**TASK INSTRUCTIONS:** Starting at the first line of the listing below, repeat each line exactly until the line containing "const dashedData = concentration.map((x, i)", which you include. Leave out pictures.
= = = = =
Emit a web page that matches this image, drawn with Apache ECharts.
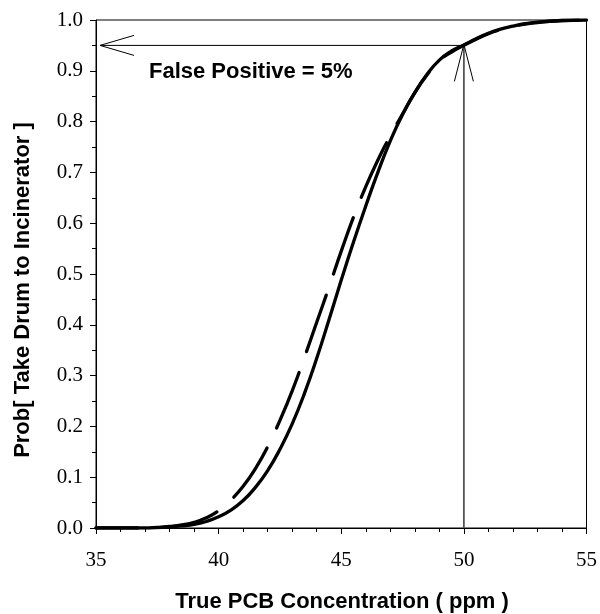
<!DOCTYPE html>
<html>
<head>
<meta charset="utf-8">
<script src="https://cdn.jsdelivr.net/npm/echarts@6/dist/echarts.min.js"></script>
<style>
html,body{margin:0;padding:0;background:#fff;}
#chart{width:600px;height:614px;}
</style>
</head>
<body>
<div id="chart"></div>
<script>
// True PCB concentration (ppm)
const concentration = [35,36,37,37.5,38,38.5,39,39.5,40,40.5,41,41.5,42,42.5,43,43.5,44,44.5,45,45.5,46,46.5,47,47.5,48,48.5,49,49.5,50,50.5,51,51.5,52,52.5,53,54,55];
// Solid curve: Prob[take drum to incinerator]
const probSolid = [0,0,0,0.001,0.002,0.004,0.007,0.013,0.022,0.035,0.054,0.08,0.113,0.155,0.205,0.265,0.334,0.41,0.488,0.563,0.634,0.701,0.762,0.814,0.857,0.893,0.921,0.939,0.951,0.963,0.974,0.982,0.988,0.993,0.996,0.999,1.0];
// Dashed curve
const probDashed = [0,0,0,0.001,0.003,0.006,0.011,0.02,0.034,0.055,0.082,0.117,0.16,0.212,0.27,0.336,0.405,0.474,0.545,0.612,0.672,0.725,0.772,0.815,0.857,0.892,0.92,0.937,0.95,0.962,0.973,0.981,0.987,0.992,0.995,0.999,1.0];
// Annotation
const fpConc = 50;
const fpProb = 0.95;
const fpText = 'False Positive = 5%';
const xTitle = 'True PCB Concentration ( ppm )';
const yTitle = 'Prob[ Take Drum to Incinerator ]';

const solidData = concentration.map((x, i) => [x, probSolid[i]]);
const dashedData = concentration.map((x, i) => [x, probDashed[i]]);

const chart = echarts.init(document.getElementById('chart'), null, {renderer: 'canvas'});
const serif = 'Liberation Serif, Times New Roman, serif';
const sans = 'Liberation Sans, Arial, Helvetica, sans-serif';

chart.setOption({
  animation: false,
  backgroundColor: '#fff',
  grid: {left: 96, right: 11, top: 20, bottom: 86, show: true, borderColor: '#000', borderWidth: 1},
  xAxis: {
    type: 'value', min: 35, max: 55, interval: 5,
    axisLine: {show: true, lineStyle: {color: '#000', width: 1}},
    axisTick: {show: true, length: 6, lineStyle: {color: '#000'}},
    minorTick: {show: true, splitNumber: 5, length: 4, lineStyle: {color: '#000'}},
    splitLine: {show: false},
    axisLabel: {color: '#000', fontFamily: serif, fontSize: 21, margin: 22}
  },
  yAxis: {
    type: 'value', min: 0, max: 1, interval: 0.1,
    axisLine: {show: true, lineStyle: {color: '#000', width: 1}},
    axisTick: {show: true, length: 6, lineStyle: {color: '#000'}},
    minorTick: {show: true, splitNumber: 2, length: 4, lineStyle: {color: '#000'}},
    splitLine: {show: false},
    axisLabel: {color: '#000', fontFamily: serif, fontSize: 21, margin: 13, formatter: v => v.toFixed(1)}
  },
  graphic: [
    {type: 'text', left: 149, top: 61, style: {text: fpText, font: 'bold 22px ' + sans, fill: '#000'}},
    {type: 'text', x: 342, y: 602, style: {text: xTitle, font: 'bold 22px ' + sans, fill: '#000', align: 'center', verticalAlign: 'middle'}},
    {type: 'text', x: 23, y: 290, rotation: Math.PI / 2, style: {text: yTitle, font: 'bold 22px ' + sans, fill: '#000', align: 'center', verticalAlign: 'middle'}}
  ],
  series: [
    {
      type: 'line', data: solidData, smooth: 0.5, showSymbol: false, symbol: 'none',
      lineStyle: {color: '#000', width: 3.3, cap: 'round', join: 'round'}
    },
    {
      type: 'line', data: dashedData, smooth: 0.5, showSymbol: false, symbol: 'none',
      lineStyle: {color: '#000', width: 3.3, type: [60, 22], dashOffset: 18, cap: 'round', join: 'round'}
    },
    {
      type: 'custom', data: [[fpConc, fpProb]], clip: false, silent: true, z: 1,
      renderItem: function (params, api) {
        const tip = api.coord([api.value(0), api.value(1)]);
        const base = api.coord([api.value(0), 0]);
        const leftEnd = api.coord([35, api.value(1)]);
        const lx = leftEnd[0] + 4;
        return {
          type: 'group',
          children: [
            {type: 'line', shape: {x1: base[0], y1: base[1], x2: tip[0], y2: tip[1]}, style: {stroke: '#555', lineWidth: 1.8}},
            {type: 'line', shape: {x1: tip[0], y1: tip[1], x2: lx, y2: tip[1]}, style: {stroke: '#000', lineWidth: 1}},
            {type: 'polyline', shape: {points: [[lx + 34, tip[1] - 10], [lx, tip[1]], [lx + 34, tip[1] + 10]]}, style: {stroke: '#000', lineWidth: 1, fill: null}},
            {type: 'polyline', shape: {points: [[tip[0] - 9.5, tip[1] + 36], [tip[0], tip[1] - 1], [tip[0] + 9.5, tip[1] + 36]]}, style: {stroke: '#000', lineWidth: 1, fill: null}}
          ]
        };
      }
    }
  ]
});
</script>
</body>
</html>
= = = = =
**FULL SOLUTION:**
Emit a web page that matches this image, drawn with Apache ECharts.
<!DOCTYPE html>
<html>
<head>
<meta charset="utf-8">
<script src="https://cdn.jsdelivr.net/npm/echarts@6/dist/echarts.min.js"></script>
<style>
html,body{margin:0;padding:0;background:#fff;}
#chart{width:600px;height:614px;}
</style>
</head>
<body>
<div id="chart"></div>
<script>
// True PCB concentration (ppm)
const concentration = [35,36,37,37.5,38,38.5,39,39.5,40,40.5,41,41.5,42,42.5,43,43.5,44,44.5,45,45.5,46,46.5,47,47.5,48,48.5,49,49.5,50,50.5,51,51.5,52,52.5,53,54,55];
// Solid curve: Prob[take drum to incinerator]
const probSolid = [0,0,0,0.001,0.002,0.004,0.007,0.013,0.022,0.035,0.054,0.08,0.113,0.155,0.205,0.265,0.334,0.41,0.488,0.563,0.634,0.701,0.762,0.814,0.857,0.893,0.921,0.939,0.951,0.963,0.974,0.982,0.988,0.993,0.996,0.999,1.0];
// Dashed curve
const probDashed = [0,0,0,0.001,0.003,0.006,0.011,0.02,0.034,0.055,0.082,0.117,0.16,0.212,0.27,0.336,0.405,0.474,0.545,0.612,0.672,0.725,0.772,0.815,0.857,0.892,0.92,0.937,0.95,0.962,0.973,0.981,0.987,0.992,0.995,0.999,1.0];
// Annotation
const fpConc = 50;
const fpProb = 0.95;
const fpText = 'False Positive = 5%';
const xTitle = 'True PCB Concentration ( ppm )';
const yTitle = 'Prob[ Take Drum to Incinerator ]';

const solidData = concentration.map((x, i) => [x, probSolid[i]]);
const dashedData = concentration.map((x, i) => [x, probDashed[i]]);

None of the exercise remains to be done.